Establish a royal commission and someone will drop the cliché that governments only appoint commissions when they know what the answer is going to be. This is nonsense as the present Royal Commission into the Australian Wheat Board appointed by the Howard Government is starting to show.
For several reasons royal commissions are an unpredictable and risky business and have a habit of biting the very governments that appoint them.
First, Australian royal commissions, unlike their United Kingdom namestakes, are established under the Royal Commissions Act 1902 that confers on royal commissions coercive powers of investigation to collect and procure information, make witnesses attend hearings and to give evidence even if self-incriminating. Royal commissions can make citizens and governments give up confidential information, private letters and official files. Nothing is sacred. Royal commissions, because of these powers to probe can, even with the tightest terms of reference, find out unexpected and embarrassing information which governments themselves sometimes did not know.
In addition, royal commissions unlike parliamentary committees and other forms of inquiry have considerable status. This is partly because of their powers of investigation and because they are usually chaired by judges, ex-judges or senior legal professionals. Such members imbue royal commissions with status and independence making it difficult for governments to interfere in their processes or to refuse demands for extra time, resources or to ignore their reports.
The open process of royal commissions also generates considerable public interest so that governments can rarely resist, as the Howard Government is now finding out, a royal commission’s demands for more powers or wider terms of reference.
Also, royal commissions rarely meet their deadlines. On average, a federal royal commission can take twice as long as other public inquiries. Most ask and get extensions. For federal governments with three-year terms and facing elections every 2.4 years, this is a big timeout. The unpredictability of when royal commissions will report can upset a government’s electoral plans. Attempts to put time limits on royal commissions will be seen as obstructive.
Governments often appear redundant while they wait for a royal commission to report. Just look how the royal commission into Queensland health subdued the usually hyperactive Beattie Government - it was a government on Prozac.
Royal commissions also consume valuable government time and energy as they respond to a commission’s demands and react to the political fallout. The Fraser Government was so embroiled in managing the Royal Commission into the Australian Meat Industry that it lost the political plot and hence the 1983 election.
Royal commissions because of their open processes, length, membership, powers and status are also unpredictable in terms of their costs. Indeed, commissions are the most expensive form of public inquiry. The 1987 Royal Commission into Aboriginal Death in Custody was to cost only a couple of million dollars and take less than a year to report. In the end, it cost $30 million and took nearly three years to finish.
Last, royal commissions often boomerang back on the appointing government in other ways. The Fraser Coalition Government’s Costigan Royal Commission into the Federated Ship Painters’ and Dockers’ Union, was appointed as much in the hope of embarrassing the Labor Party as it was in tackling criminal union behaviour. In the end, the Costigan Commission exposed tax evasion schemes involving Liberal Party members and government incompetence and corruption.

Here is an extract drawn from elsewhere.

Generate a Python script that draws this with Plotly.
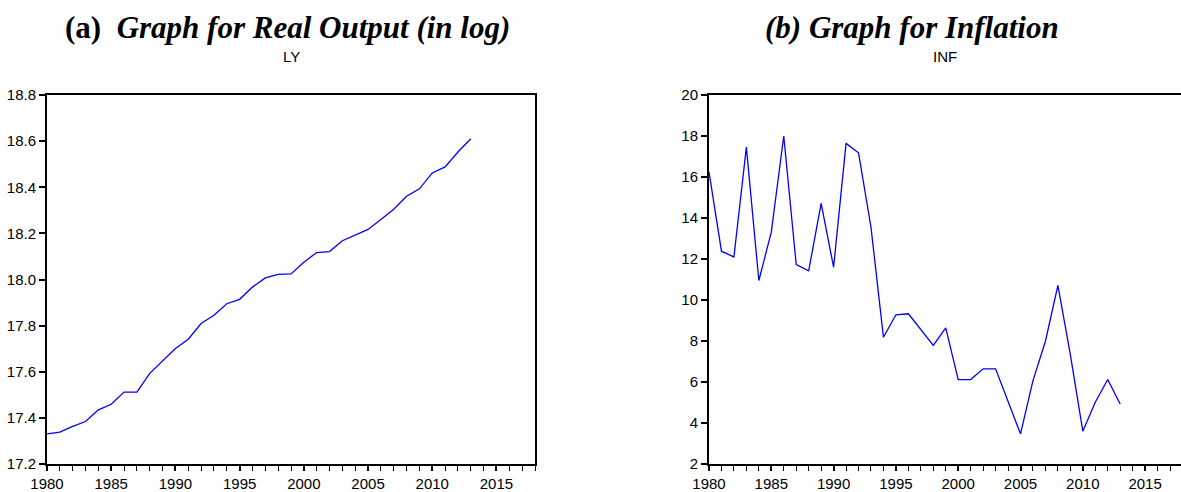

John Howard understands the unpredictability of appointing royal commissions. It explains why the Howard Government has appointed only four royal commissions in ten years, the smallest number for all the federal governments since 1972. The Whitlam Labor Government appointed 12 royal commissions, the Fraser Government eight and the Hawke-Keating Labor Government established 12 royal commissions.
With the wheat board royal commission beginning to expose serious problems in the administration and suggestions that the government should have been more vigilant, we can understand Howard’s caution in using the royal commission instrument. They are anything but predictable, but are a unique institution to find out what governments often do not want the public to know. Time will tell whether the present royal commission will cause irreparable damage to one of Australia’s usually most astute governments. One thing is sure. Appointing a royal commission remains a very risky business.